Last weekend, David and I went to his sister's house for one of our nephew's birthday party. When the party was over, several of us went grapefruit picking. David's sister lives next to a grove of grapefruit trees that we assume doesn't belong to anyone because the ground is overgrown with thorny bushes and there are several overripe grapefruits decomposing under each tree. At any rate, we picked to our collective hearts' content. I picked one of each of the three varieties of grapefruit, but my father-in-law went a bit overboard and gave half of his loot to me, despite my protests that I'm the only one in the apartment who eats grapefruit and that the fruit will go bad when we leave to visit my family in a week. He insisted that they would keep, and this is how I ended up with a plastic bag so full of grapefruit that it's bursting at the seams.
A freakishly large grapefruit
I could probably be happy eating them broiled every morning, but I decided that I wanted to experiment with the grapefruit. Grapefruit is a fruit that doesn't show up very often in baked treats, probably because of its slightly bitter taste or because its zest isn't as pungent as that of lemons and oranges. I briefly considered recreating the Hollywood grapefruit cake, but layer cakes can be time consuming and aren't as easy to share (and boy, did I want to share - I've eaten way too much cake this week). After some consideration, I decided to do a variation of my family's favorite treat: chiffon cake.
Chiffon cakes are a lot lighter than their butter-based counterparts, but not quite as airy as angel food cake. I was a bit worried that they wouldn't turn out well, as I usually have a lot of trouble beating egg whites to stiff peaks. I've read so many tutorials that I should be able to do it with my eyes closed, but I guess that baking, as with most things, requires not only knowledge of theory, but lots and lots of practice. I can usually get the egg whites to stiff peaks, but then they separate for some reason. The top of the bowl would be foamy, but there would be liquid underneath. I'm still not sure why this happens - perhaps I've been overbeating them? At any rate, this is the first time I've beaten cream of tartar and sugar into the egg whites, and it really made a difference - the egg whites didn't separate this time! Yay!
I loved these cupcakes. They're light and airy, and not too sweet. The grapefruit flavor came through in the cupcakes, but it was really mild and subdued. David really liked the cupcakes a lot, and he doesn't even like grapefruit! We tried eating them with several different toppings. My favorite way to eat them was after dipping the top into granulated sugar. I really liked the crunch of biting into them and the little bit of extra sweetness it provided. I also liked them sprinkled with a little bit of powdered sugar. I tried piping some white chocolate cream cheese icing (leftover from the stuffed strawberries) onto the cupcakes, and while I thought that it slightly overpowered the cupcakes' flavor, my coworkers liked the frosted cupcakes best.

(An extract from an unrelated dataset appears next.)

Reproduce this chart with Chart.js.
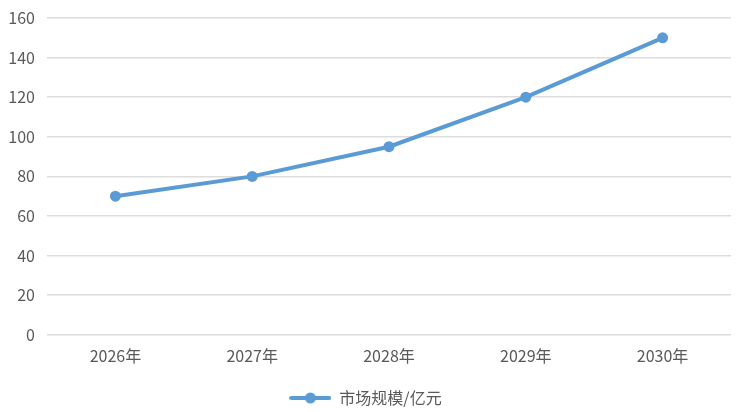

Grapefruit Chiffon Cupcakes
Makes about 40 cupcakes
2 1/2 cup cake flour
1 1/2 cup sugar + 3 tablespoons, divided
1 tablespoon baking powder
1/2 teaspoon salt
1/2 cup vegetable oil
8 eggs, room temperature
3/4 cup fresh grapefruit juice
2 tablespoons grapefruit zest
1/2 teaspoon cream of tartar
Preheat oven to 325 degrees. Line muffin tins with cupcake liners.
Separate the eggs into whites and yolks. Set the whites aside in a large, clean bowl.
In another large bown, whisk egg yolks with 3/4 cup + 3 tablespoons sugar, until pale yellow and smooth. Whisk in oil, juice, and zest until combined. Sift in flour, baking powder, and salt; stir until throughly combined. The batter should be thick, and fall in thick ribbons.
Using an electric mixer, beat the eggs until foamy. Add the cream of tartar, and beat until soft peaks form. Slowly add the remaining sugar, little at a time, until stiff glossy peaks form.
Stir in 1/4 of the egg white mixture to the grapefruit batter, to lighten it up. Fold in the remaining egg whites gently until no streaks remain. The batter should be light and foamy.
Divide batter between muffin tins, filling each one almost to the top. Bake for 20-25 minutes.